No sé cuándo saldré de aquí, pero sí sé cómo: con la cabeza en alto, con el alma intacta y con la certeza de que no fui vencido, aunque intentaron enterrarme en una mentira.

Porque he aprendido que el dolor no solo se sobrevive: también se transforma. En cada noche de insomnio, en cada interrogatorio injusto, en cada amanecer sin promesa, fui tallado como piedra en el silencio. Me convirtieron en testigo de una parte del mundo que muchos prefieren ignorar. Y desde esta celda, que se ha vuelto capilla, trinchera y escuela, entendí que resistir también es amar.

Amar la verdad. Amar la justicia, incluso cuando se es su víctima. Amar la vida, incluso cuando parece que te la han quitado. He visto hombres romperse sin ser tocados, y otros levantarse del polvo sin ayuda. Yo elegí lo segundo. Y no por fortaleza, sino por fe.

Una fe que no me enseñaron en los libros, sino en el crujir de los barrotes y en el silencio tras la humillación. Una fe que no promete salidas fáciles, pero sí sostiene el espíritu para no rendirse.

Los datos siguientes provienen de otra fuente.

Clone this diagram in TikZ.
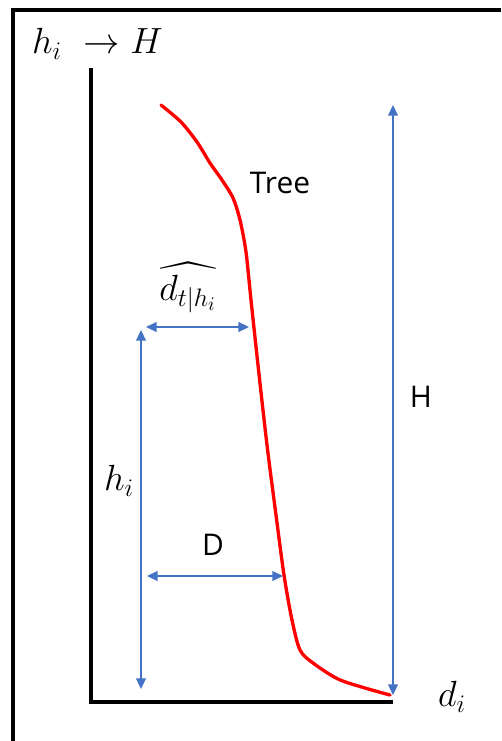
\documentclass[tikz,border=0pt]{standalone}
\usepackage{amsmath,amssymb}
\usepackage{fontspec}
\setsansfont{Open Sans}
\usetikzlibrary{arrows.meta,positioning}

\definecolor{dimblue}{HTML}{4472C4}
\tikzset{
  dimline/.style={dimblue, line width=1pt,
    {Triangle[length=6pt,width=5.5pt]}-{Triangle[length=6pt,width=5.5pt]}},
  txtlbl/.style={font=\sffamily\fontsize{17}{20}\selectfont},
  mathlbl/.style={font=\fontsize{22}{26}\selectfont},
}

\begin{document}
\begin{tikzpicture}[x=0.02cm,y=-0.02cm]
\useasboundingbox (0,0) rectangle (501,741);

% Outer frame (only top and left edges show)
\draw[line width=2.7pt] (13,741) -- (13,10) -- (501,10);

% Axes
\coordinate (origin) at (91,702);
\coordinate (ytop) at (91,68);
\coordinate (xend) at (393,702);
\draw[line width=2.1pt] (ytop) -- (origin) -- (xend);
\node[mathlbl, anchor=west] (ylabel) at (26,44) {$h_i\ \to H$};
\node[mathlbl] (xlabel) at (452,697) {$d_i$};

% Tree profile
\draw[red, line width=1.9pt, line cap=round] plot[smooth] coordinates {
  (161,105) (181,122) (197,142) (210,163) (222,180) (233,198) (240,220)
  (246,252) (251,300) (258,365) (267,445) (276,515) (284,575) (292,620)
  (300,650) (313,663) (338,679) (365,688) (390,695)};
\node[txtlbl] (tree) at (280,183) {Tree};

% Total height H
\coordinate (Htop) at (393,105);
\coordinate (Hbot) at (393,695);
\draw[dimline] (Hbot) -- (Htop);
\node[txtlbl] (Hlbl) at (421,397) {H};

% Height h_i
\coordinate (htop) at (141,330);
\coordinate (hbot) at (141,689);
\draw[dimline] (hbot) -- (htop);
\node[mathlbl] (hlbl) at (119,481) {$h_i$};

% Diameter at h_i
\coordinate (dleft) at (146,327);
\coordinate (dright) at (249,327);
\draw[dimline] (dleft) -- (dright);
\node[mathlbl] (dlbl) at (188,288) {$\widehat{d_{t|h_i}}$};

% Diameter D
\coordinate (Dleft) at (147,576);
\coordinate (Dright) at (283,576);
\draw[dimline] (Dleft) -- (Dright);
\node[txtlbl] (Dlbl) at (213,545) {D};
\end{tikzpicture}
\end{document}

Y si alguna vez me preguntan qué fue lo que más dolió, no diré que fue la reclusión.

Diré que fue la traición. No por quienes me odiaban, sino por quienes callaron sabiendo la verdad. Pero incluso eso lo he perdonado. Porque entendí que hay quienes no callan por maldad, sino por debilidad. Y a veces la debilidad es más humana que la maldad misma.

Hoy escribo no como quien clama justicia, sino como quien la anuncia. Porque sé que vendrá. Tarde o temprano, la verdad se abrirá paso entre las sombras, como el sol que atraviesa una rendija. Y ese día no buscaré revancha.

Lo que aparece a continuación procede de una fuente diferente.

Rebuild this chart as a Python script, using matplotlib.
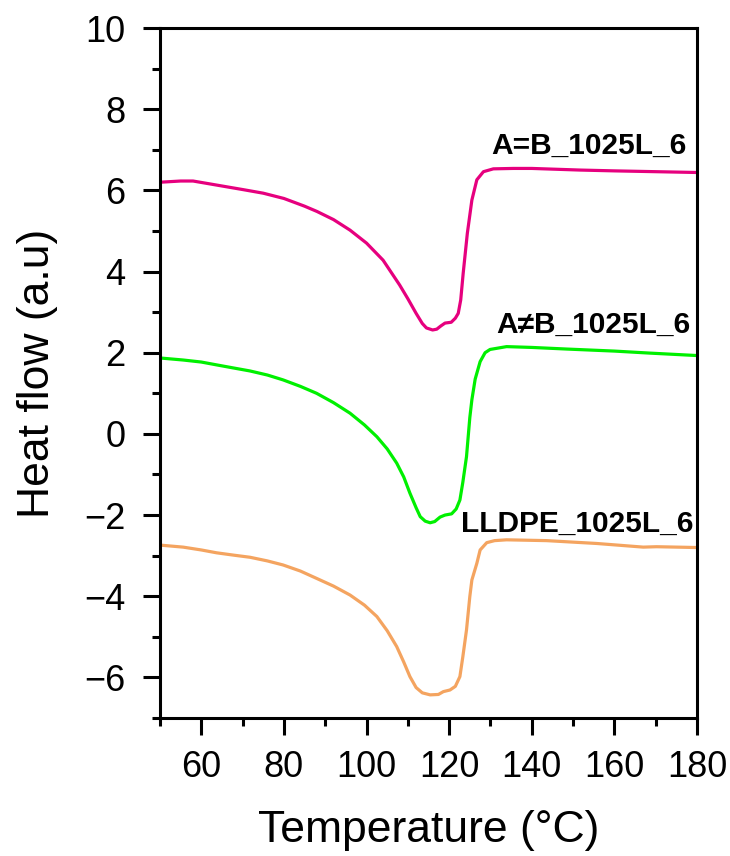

Buscaré paz. Y con esa paz, caminaré por las calles con la frente serena, con la mirada limpia y con la historia en mi pecho como escudo y testimonio. Y entonces, solo entonces, miraré hacia atrás sin odio. Porque habré vencido, no por salir, sino por no haberme perdido.

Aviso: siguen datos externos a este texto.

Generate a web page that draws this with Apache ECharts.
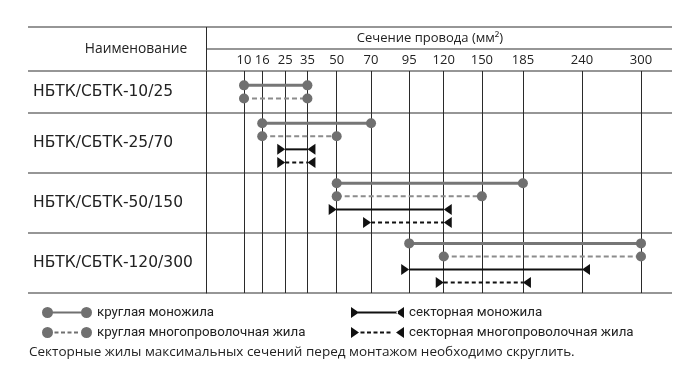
<!DOCTYPE html>
<html><head><meta charset="utf-8">
<script src="https://cdn.jsdelivr.net/npm/echarts@6/dist/echarts.min.js"></script>
<style>html,body{margin:0;padding:0;background:#fff}#c{width:700px;height:367px}</style>
</head><body><div id="c"></div><script>
// ---------- data ----------
const products = ['НБТК/СБТК-10/25', 'НБТК/СБТК-25/70', 'НБТК/СБТК-50/150', 'НБТК/СБТК-120/300'];
const sections = [10, 16, 25, 35, 50, 70, 95, 120, 150, 185, 240, 300];
const roundSolid = [[10, 35], [16, 70], [50, 185], [95, 300]];
const roundStranded = [[10, 35], [16, 50], [50, 150], [120, 300]];
const sectorSolid = [null, [25, 35], [50, 120], [95, 240]];
const sectorStranded = [null, [25, 35], [70, 120], [120, 185]];
const legendNames = ['круглая моножила', 'круглая многопроволочная жила', 'секторная моножила', 'секторная многопроволочная жила'];
const headerName = 'Наименование';
const headerSection = 'Сечение провода (мм²)';
const footnote = 'Секторные жилы максимальных сечений перед монтажом необходимо скруглить.';

// ---------- layout ----------
const FONT = '"Open Sans", Roboto, sans-serif';
const RFONT = '"DejaVu Sans", "Open Sans", sans-serif';
const LFONT = 'Roboto, "Open Sans", sans-serif';
const TEXT = '#222';
const HLINE = '#969696';
const VLINE = '#2a2a2a';
const P = 0.63;                       // compressive column scale
const tx = v => Math.pow(v, P);
const tableL = 28, tableR = 672, headTop = 27, headMid = 49, plotTop = 71, plotBottom = 293, divX = 206;
const firstColX = 244, lastColX = 641;
const W = 700, H = 367;
const s0 = sections[0], sN = sections[sections.length - 1];
const kx = (lastColX - firstColX) / (tx(sN) - tx(s0));
const xMin = tx(s0) - (firstColX - divX) / kx;
const xMax = tx(sN) + (tableR - lastColX) / kx;

const types = [roundSolid, roundStranded, sectorSolid, sectorStranded];
let yCursor = 0;
const boundaries = [0], centers = [], lineY = [];
products.forEach((p, r) => {
  const present = types.map(t => t[r] != null);
  const n = present.filter(Boolean).length;
  const h = Math.max(3.2, n + 0.6);
  const first = yCursor + (h - (n - 1)) / 2;
  let j = 0;
  lineY.push(types.map((t, i) => present[i] ? first + (j++) : null));
  centers.push(yCursor + h / 2);
  yCursor += h;
  boundaries.push(yCursor);
});
const yMax = yCursor;

const styles = [
  { item: '#707070', line: '#767676', width: 3, type: 'solid', marker: 'circle' },
  { item: '#707070', line: '#8c8c8c', width: 2, type: [5, 3], marker: 'circle' },
  { item: '#111', line: '#111', width: 2, type: 'solid', marker: 'arrow' },
  { item: '#111', line: '#111', width: 2, type: [4, 3], marker: 'arrow' }
];

const series = [];
types.forEach((t, i) => {
  const st = styles[i];
  t.forEach((seg, r) => {
    if (!seg) return;
    const y = lineY[r][i];
    const data = st.marker === 'circle'
      ? [[tx(seg[0]), y], [tx(seg[1]), y]]
      : [{ value: [tx(seg[0]), y], symbolRotate: -90, symbolOffset: [-4, 0] },
         { value: [tx(seg[1]), y], symbolRotate: 90, symbolOffset: [4, 0] }];
    series.push({
      type: 'line', name: legendNames[i], xAxisIndex: 1, yAxisIndex: 1,
      data, symbol: st.marker === 'circle' ? 'circle' : 'triangle',
      symbolSize: st.marker === 'circle' ? 10 : [11, 8],
      showSymbol: true, silent: true, animation: false, clip: false,
      itemStyle: { color: st.item, borderWidth: 0 },
      lineStyle: { color: st.line, width: st.width, type: st.type },
      emphasis: { disabled: true }, z: 3 + i
    });
  });
});

// legend icons
const circ = (cx) => `M${cx - 5.5},5.5A5.5,5.5,0,1,1,${cx + 5.5},5.5A5.5,5.5,0,1,1,${cx - 5.5},5.5Z`;
const dashes = (a, b, d, g) => { let s = ''; for (let x = a; x + d <= b + 0.01; x += d + g) s += `M${x},4.6L${x + d},4.6L${x + d},6.4L${x},6.4Z`; return s; };
const iconRoundSolid = 'path://' + circ(5.5) + circ(44.5) + 'M8,4.5L42,4.5L42,6.5L8,6.5Z';
const iconRoundDashed = 'path://' + circ(5.5) + circ(44.5) + dashes(12.5, 38, 4, 2.5);
const iconSectorSolid = 'path://M0,0L8,5.5L0,11ZM53,0L45,5.5L53,11ZM6,4.5L47,4.5L47,6.5L6,6.5Z';
const iconSectorDashed = 'path://M0,0L8,5.5L0,11ZM53,0L45,5.5L53,11Z' + dashes(9.5, 44, 4, 2.5);

const legendBase = {
  orient: 'vertical', top: 306, padding: 0, itemGap: 7, itemHeight: 11, selectedMode: false,
  itemStyle: { borderWidth: 0 },
  textStyle: { fontFamily: LFONT, fontSize: 13.3, color: TEXT }
};

const xLabel = v => {
  let best = 0;
  sections.forEach((s, i) => { if (Math.abs(tx(s) - v) < Math.abs(tx(sections[best]) - v)) best = i; });
  return String(sections[best]);
};
const yLabel = v => {
  let best = 0;
  centers.forEach((c, i) => { if (Math.abs(c - v) < Math.abs(centers[best] - v)) best = i; });
  return products[best];
};

const option = {
  backgroundColor: '#fff',
  animation: false,
  textStyle: { fontFamily: FONT },
  grid: [
    { left: tableL, right: W - divX, top: plotTop, bottom: H - plotBottom, containLabel: false },
    { left: divX, right: W - tableR, top: plotTop, bottom: H - plotBottom, containLabel: false }
  ],
  xAxis: [
    { type: 'value', gridIndex: 0, min: 0, max: 1, show: false },
    {
      type: 'value', gridIndex: 1, position: 'top', min: xMin, max: xMax,
      axisLine: { show: false },
      axisTick: { show: false, customValues: sections.map(tx) },
      axisLabel: { customValues: sections.map(tx), formatter: xLabel, margin: 4, fontSize: 13, color: TEXT, fontFamily: FONT },
      splitLine: { show: true, lineStyle: { color: VLINE, width: 1 } }
    }
  ],
  yAxis: [
    {
      type: 'value', gridIndex: 0, inverse: true, min: 0, max: yMax,
      axisLine: { show: false },
      axisTick: { show: false, customValues: boundaries },
      axisLabel: { customValues: centers, formatter: yLabel, inside: true, margin: 5, fontSize: 15.5, color: TEXT, fontFamily: RFONT },
      splitLine: { show: true, lineStyle: { color: HLINE, width: 2 } }
    },
    {
      type: 'value', gridIndex: 1, inverse: true, min: 0, max: yMax,
      axisLine: { show: true, lineStyle: { color: VLINE, width: 1 } },
      axisTick: { show: false, customValues: boundaries },
      axisLabel: { show: false },
      splitLine: { show: true, lineStyle: { color: HLINE, width: 2 } }
    }
  ],
  legend: [
    Object.assign({}, legendBase, { left: 42, itemWidth: 50, data: [{ name: legendNames[0], icon: iconRoundSolid }, { name: legendNames[1], icon: iconRoundDashed }] }),
    Object.assign({}, legendBase, { left: 351, itemWidth: 53, data: [{ name: legendNames[2], icon: iconSectorSolid }, { name: legendNames[3], icon: iconSectorDashed }] })
  ],
  graphic: [
    { type: 'line', silent: true, shape: { x1: tableL, y1: headTop, x2: tableR, y2: headTop }, style: { stroke: HLINE, lineWidth: 2 } },
    { type: 'line', silent: true, shape: { x1: divX, y1: headMid, x2: tableR, y2: headMid }, style: { stroke: HLINE, lineWidth: 2 } },
    { type: 'line', silent: true, shape: { x1: divX + 0.5, y1: headTop, x2: divX + 0.5, y2: plotTop }, style: { stroke: VLINE, lineWidth: 1 } },
    { type: 'text', silent: true, x: 136, y: 49, style: { text: headerName, align: 'center', verticalAlign: 'middle', fontFamily: FONT, fontSize: 13.8, fill: TEXT } },
    { type: 'text', silent: true, x: 430, y: 38, style: { text: headerSection, align: 'center', verticalAlign: 'middle', fontFamily: FONT, fontSize: 13, fill: TEXT } },
    { type: 'text', silent: true, x: 29, y: 352, style: { text: footnote, align: 'left', verticalAlign: 'middle', fontFamily: FONT, fontSize: 13.5, fill: TEXT } }
  ],
  series
};
const chart = echarts.init(document.getElementById('c'), null, { renderer: 'canvas' });
chart.setOption(option);
</script></body></html>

Y es que cuando se ha sido despojado de todo —nombre, libertad, reputación, abrazo— uno aprende que la única pertenencia real es el alma. La única patria verdadera es la conciencia, y el único templo inviolable, el silencio interior donde aún arde la llama de lo sagrado.

He caminado por dentro como quien atraviesa un desierto sin agua ni sombra, y sin embargo, no morí de sed. Porque en medio de la sequía, descubrí que el manantial no estaba afuera, sino en mí.

Cada lágrima, cada oración, cada pregunta sin respuesta fue una piedra que me enseñó a construir una morada para el espíritu, un refugio donde no llegan ni los barrotes ni las calumnias. Ahora lo sé: la prisión más severa no es la de acero, sino la de las almas que han renunciado a su luz. Y yo, que he sido llamado reo, acusado, sospechoso… he sido, sin embargo, libre en lo esencial. Porque no dejé que me pudrieran la fe ni me oxidaran la esperanza. He creído cuando todo invitaba al cinismo. He amado la vida aun en su forma más dura. He bendecido al día, incluso cuando solo me trajo sombras.

Y en esa trashumancia del espíritu —de celda en celda, de noche en noche— me he vuelto peregrino del sentido. He aprendido que el dolor es maestro cuando no se endiosa, y que el sufrimiento es fértil si se cultiva con dignidad. Me despojaron de todo lo accesorio, pero así me volví esencial.

Quizás por eso esta carta no lleva tinta de venganza ni voz de rencor. Es más bien un testamento del alma, un susurro del que ha sido atravesado por la cruz de la injusticia sin quebrarse, un salmo escrito en la lengua muda del resistente.

Porque todo lo que me han hecho, me ha conducido a este punto: a la conciencia de que he sido elegido no para ser castigado, sino para testimoniar. Para ser voz en medio del estruendo. Para hablar por los que ya no pueden. Para que, al menos una vez en esta tierra, la dignidad tenga rostro y palabra.

Si mañana no regreso, que esta carta camine por mí. Si me entierran en silencio, que esta verdad grite con alas. Si me olvidan los hombres, que me recuerde Dios. Porque él ha sido mi testigo. Y la historia, aunque dormida, siempre despierta.